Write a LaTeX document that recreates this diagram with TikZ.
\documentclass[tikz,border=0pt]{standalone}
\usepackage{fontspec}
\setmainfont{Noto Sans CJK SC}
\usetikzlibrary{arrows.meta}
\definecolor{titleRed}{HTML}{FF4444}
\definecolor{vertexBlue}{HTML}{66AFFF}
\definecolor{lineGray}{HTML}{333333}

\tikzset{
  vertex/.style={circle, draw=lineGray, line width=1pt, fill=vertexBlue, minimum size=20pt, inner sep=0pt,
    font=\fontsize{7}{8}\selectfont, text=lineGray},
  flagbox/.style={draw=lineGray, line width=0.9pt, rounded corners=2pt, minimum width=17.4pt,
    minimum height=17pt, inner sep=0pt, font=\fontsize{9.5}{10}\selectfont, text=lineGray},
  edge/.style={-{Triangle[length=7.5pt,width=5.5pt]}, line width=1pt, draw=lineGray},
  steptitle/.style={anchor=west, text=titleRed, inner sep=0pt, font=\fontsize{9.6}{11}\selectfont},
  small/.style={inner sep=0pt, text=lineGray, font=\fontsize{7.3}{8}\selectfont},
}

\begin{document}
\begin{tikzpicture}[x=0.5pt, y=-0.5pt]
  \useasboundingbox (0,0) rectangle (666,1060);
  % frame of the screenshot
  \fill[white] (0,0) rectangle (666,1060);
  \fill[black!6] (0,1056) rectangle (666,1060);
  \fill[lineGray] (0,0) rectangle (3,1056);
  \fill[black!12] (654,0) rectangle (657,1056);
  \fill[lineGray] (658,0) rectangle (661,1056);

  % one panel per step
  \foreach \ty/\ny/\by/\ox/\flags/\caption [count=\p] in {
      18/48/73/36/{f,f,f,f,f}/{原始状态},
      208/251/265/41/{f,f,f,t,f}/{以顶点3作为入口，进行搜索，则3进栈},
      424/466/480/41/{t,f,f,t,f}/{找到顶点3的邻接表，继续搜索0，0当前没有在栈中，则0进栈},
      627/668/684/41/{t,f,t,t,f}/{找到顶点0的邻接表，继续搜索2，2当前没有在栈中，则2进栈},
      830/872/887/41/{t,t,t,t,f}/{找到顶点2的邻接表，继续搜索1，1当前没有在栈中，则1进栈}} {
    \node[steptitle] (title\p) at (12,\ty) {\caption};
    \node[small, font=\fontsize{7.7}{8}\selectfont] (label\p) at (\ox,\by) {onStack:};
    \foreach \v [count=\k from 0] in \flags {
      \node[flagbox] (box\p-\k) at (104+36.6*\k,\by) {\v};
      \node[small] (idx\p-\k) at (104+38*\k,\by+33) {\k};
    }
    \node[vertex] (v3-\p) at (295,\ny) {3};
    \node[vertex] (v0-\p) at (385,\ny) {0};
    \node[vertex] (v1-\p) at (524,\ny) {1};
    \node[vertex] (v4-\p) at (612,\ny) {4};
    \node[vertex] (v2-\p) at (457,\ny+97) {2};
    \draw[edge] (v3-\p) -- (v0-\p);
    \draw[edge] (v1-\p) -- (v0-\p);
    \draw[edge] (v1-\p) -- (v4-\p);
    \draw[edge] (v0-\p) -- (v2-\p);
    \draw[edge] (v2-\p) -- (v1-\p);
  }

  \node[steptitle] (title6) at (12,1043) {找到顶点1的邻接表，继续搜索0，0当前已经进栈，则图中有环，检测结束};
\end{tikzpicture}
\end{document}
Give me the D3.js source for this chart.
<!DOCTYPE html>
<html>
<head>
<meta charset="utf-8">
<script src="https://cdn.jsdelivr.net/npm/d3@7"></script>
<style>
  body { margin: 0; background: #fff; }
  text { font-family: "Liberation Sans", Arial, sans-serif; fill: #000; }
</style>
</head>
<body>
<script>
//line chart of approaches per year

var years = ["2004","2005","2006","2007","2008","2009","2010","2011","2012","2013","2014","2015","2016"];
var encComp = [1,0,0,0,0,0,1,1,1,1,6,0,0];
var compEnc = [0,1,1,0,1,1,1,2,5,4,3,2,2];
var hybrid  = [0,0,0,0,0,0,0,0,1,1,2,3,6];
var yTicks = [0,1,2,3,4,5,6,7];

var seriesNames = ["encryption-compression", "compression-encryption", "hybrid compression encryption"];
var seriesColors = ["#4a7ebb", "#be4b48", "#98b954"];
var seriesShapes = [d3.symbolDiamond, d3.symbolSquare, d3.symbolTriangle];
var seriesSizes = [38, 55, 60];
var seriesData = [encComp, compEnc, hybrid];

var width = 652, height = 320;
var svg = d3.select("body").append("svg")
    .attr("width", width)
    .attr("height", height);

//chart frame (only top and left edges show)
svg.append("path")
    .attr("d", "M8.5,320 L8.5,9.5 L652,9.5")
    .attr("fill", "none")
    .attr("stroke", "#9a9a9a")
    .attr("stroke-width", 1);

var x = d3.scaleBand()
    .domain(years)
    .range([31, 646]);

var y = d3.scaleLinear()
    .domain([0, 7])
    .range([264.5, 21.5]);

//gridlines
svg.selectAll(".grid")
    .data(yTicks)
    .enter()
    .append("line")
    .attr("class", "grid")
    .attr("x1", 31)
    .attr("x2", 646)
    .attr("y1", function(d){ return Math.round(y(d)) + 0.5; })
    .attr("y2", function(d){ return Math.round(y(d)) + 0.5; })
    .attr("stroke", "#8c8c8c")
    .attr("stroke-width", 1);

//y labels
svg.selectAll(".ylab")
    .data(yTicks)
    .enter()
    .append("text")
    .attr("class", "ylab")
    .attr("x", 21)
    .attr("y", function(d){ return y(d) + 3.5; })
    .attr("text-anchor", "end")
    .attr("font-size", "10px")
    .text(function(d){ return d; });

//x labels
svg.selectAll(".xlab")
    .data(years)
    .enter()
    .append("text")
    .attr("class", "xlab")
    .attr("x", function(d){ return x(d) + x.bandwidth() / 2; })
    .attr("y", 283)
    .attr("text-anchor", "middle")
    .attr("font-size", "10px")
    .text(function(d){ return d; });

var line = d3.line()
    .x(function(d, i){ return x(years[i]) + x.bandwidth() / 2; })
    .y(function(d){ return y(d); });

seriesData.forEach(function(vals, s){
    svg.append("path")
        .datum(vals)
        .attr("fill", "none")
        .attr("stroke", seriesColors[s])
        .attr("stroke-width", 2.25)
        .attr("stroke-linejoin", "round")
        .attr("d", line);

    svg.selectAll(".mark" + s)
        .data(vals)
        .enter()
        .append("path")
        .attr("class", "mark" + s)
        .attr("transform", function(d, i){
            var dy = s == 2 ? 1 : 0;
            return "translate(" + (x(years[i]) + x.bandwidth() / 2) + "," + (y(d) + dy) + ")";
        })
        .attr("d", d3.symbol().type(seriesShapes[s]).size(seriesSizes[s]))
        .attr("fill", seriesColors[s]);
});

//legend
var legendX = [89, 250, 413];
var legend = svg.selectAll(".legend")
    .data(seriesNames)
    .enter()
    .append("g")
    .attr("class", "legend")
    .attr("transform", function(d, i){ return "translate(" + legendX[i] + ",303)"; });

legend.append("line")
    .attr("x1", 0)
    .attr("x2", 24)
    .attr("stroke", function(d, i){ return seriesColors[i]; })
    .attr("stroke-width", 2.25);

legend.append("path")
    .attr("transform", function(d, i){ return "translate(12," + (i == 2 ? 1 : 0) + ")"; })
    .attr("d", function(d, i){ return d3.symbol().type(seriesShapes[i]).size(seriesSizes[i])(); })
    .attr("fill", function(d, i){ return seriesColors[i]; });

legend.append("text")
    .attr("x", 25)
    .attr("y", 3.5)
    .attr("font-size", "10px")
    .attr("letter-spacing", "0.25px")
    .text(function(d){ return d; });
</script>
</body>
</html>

-=-=-

Your task is to transcribe the listing above in full, exactly as given.

Write a LaTeX document that recreates this diagram with TikZ.
\documentclass[tikz,border=0pt]{standalone}
\usepackage{fontspec}
\setmainfont{Noto Sans CJK SC}
\usetikzlibrary{arrows.meta}
\definecolor{titleRed}{HTML}{FF4444}
\definecolor{vertexBlue}{HTML}{66AFFF}
\definecolor{lineGray}{HTML}{333333}

\tikzset{
  vertex/.style={circle, draw=lineGray, line width=1pt, fill=vertexBlue, minimum size=20pt, inner sep=0pt,
    font=\fontsize{7}{8}\selectfont, text=lineGray},
  flagbox/.style={draw=lineGray, line width=0.9pt, rounded corners=2pt, minimum width=17.4pt,
    minimum height=17pt, inner sep=0pt, font=\fontsize{9.5}{10}\selectfont, text=lineGray},
  edge/.style={-{Triangle[length=7.5pt,width=5.5pt]}, line width=1pt, draw=lineGray},
  steptitle/.style={anchor=west, text=titleRed, inner sep=0pt, font=\fontsize{9.6}{11}\selectfont},
  small/.style={inner sep=0pt, text=lineGray, font=\fontsize{7.3}{8}\selectfont},
}

\begin{document}
\begin{tikzpicture}[x=0.5pt, y=-0.5pt]
  \useasboundingbox (0,0) rectangle (666,1060);
  % frame of the screenshot
  \fill[white] (0,0) rectangle (666,1060);
  \fill[black!6] (0,1056) rectangle (666,1060);
  \fill[lineGray] (0,0) rectangle (3,1056);
  \fill[black!12] (654,0) rectangle (657,1056);
  \fill[lineGray] (658,0) rectangle (661,1056);

  % one panel per step
  \foreach \ty/\ny/\by/\ox/\flags/\caption [count=\p] in {
      18/48/73/36/{f,f,f,f,f}/{原始状态},
      208/251/265/41/{f,f,f,t,f}/{以顶点3作为入口，进行搜索，则3进栈},
      424/466/480/41/{t,f,f,t,f}/{找到顶点3的邻接表，继续搜索0，0当前没有在栈中，则0进栈},
      627/668/684/41/{t,f,t,t,f}/{找到顶点0的邻接表，继续搜索2，2当前没有在栈中，则2进栈},
      830/872/887/41/{t,t,t,t,f}/{找到顶点2的邻接表，继续搜索1，1当前没有在栈中，则1进栈}} {
    \node[steptitle] (title\p) at (12,\ty) {\caption};
    \node[small, font=\fontsize{7.7}{8}\selectfont] (label\p) at (\ox,\by) {onStack:};
    \foreach \v [count=\k from 0] in \flags {
      \node[flagbox] (box\p-\k) at (104+36.6*\k,\by) {\v};
      \node[small] (idx\p-\k) at (104+38*\k,\by+33) {\k};
    }
    \node[vertex] (v3-\p) at (295,\ny) {3};
    \node[vertex] (v0-\p) at (385,\ny) {0};
    \node[vertex] (v1-\p) at (524,\ny) {1};
    \node[vertex] (v4-\p) at (612,\ny) {4};
    \node[vertex] (v2-\p) at (457,\ny+97) {2};
    \draw[edge] (v3-\p) -- (v0-\p);
    \draw[edge] (v1-\p) -- (v0-\p);
    \draw[edge] (v1-\p) -- (v4-\p);
    \draw[edge] (v0-\p) -- (v2-\p);
    \draw[edge] (v2-\p) -- (v1-\p);
  }

  \node[steptitle] (title6) at (12,1043) {找到顶点1的邻接表，继续搜索0，0当前已经进栈，则图中有环，检测结束};
\end{tikzpicture}
\end{document}
Give me the D3.js source for this chart.
<!DOCTYPE html>
<html>
<head>
<meta charset="utf-8">
<script src="https://cdn.jsdelivr.net/npm/d3@7"></script>
<style>
  body { margin: 0; background: #fff; }
  text { font-family: "Liberation Sans", Arial, sans-serif; fill: #000; }
</style>
</head>
<body>
<script>
//line chart of approaches per year

var years = ["2004","2005","2006","2007","2008","2009","2010","2011","2012","2013","2014","2015","2016"];
var encComp = [1,0,0,0,0,0,1,1,1,1,6,0,0];
var compEnc = [0,1,1,0,1,1,1,2,5,4,3,2,2];
var hybrid  = [0,0,0,0,0,0,0,0,1,1,2,3,6];
var yTicks = [0,1,2,3,4,5,6,7];

var seriesNames = ["encryption-compression", "compression-encryption", "hybrid compression encryption"];
var seriesColors = ["#4a7ebb", "#be4b48", "#98b954"];
var seriesShapes = [d3.symbolDiamond, d3.symbolSquare, d3.symbolTriangle];
var seriesSizes = [38, 55, 60];
var seriesData = [encComp, compEnc, hybrid];

var width = 652, height = 320;
var svg = d3.select("body").append("svg")
    .attr("width", width)
    .attr("height", height);

//chart frame (only top and left edges show)
svg.append("path")
    .attr("d", "M8.5,320 L8.5,9.5 L652,9.5")
    .attr("fill", "none")
    .attr("stroke", "#9a9a9a")
    .attr("stroke-width", 1);

var x = d3.scaleBand()
    .domain(years)
    .range([31, 646]);

var y = d3.scaleLinear()
    .domain([0, 7])
    .range([264.5, 21.5]);

//gridlines
svg.selectAll(".grid")
    .data(yTicks)
    .enter()
    .append("line")
    .attr("class", "grid")
    .attr("x1", 31)
    .attr("x2", 646)
    .attr("y1", function(d){ return Math.round(y(d)) + 0.5; })
    .attr("y2", function(d){ return Math.round(y(d)) + 0.5; })
    .attr("stroke", "#8c8c8c")
    .attr("stroke-width", 1);

//y labels
svg.selectAll(".ylab")
    .data(yTicks)
    .enter()
    .append("text")
    .attr("class", "ylab")
    .attr("x", 21)
    .attr("y", function(d){ return y(d) + 3.5; })
    .attr("text-anchor", "end")
    .attr("font-size", "10px")
    .text(function(d){ return d; });

//x labels
svg.selectAll(".xlab")
    .data(years)
    .enter()
    .append("text")
    .attr("class", "xlab")
    .attr("x", function(d){ return x(d) + x.bandwidth() / 2; })
    .attr("y", 283)
    .attr("text-anchor", "middle")
    .attr("font-size", "10px")
    .text(function(d){ return d; });

var line = d3.line()
    .x(function(d, i){ return x(years[i]) + x.bandwidth() / 2; })
    .y(function(d){ return y(d); });

seriesData.forEach(function(vals, s){
    svg.append("path")
        .datum(vals)
        .attr("fill", "none")
        .attr("stroke", seriesColors[s])
        .attr("stroke-width", 2.25)
        .attr("stroke-linejoin", "round")
        .attr("d", line);

    svg.selectAll(".mark" + s)
        .data(vals)
        .enter()
        .append("path")
        .attr("class", "mark" + s)
        .attr("transform", function(d, i){
            var dy = s == 2 ? 1 : 0;
            return "translate(" + (x(years[i]) + x.bandwidth() / 2) + "," + (y(d) + dy) + ")";
        })
        .attr("d", d3.symbol().type(seriesShapes[s]).size(seriesSizes[s]))
        .attr("fill", seriesColors[s]);
});

//legend
var legendX = [89, 250, 413];
var legend = svg.selectAll(".legend")
    .data(seriesNames)
    .enter()
    .append("g")
    .attr("class", "legend")
    .attr("transform", function(d, i){ return "translate(" + legendX[i] + ",303)"; });

legend.append("line")
    .attr("x1", 0)
    .attr("x2", 24)
    .attr("stroke", function(d, i){ return seriesColors[i]; })
    .attr("stroke-width", 2.25);

legend.append("path")
    .attr("transform", function(d, i){ return "translate(12," + (i == 2 ? 1 : 0) + ")"; })
    .attr("d", function(d, i){ return d3.symbol().type(seriesShapes[i]).size(seriesSizes[i])(); })
    .attr("fill", function(d, i){ return seriesColors[i]; });

legend.append("text")
    .attr("x", 25)
    .attr("y", 3.5)
    .attr("font-size", "10px")
    .attr("letter-spacing", "0.25px")
    .text(function(d){ return d; });
</script>
</body>
</html>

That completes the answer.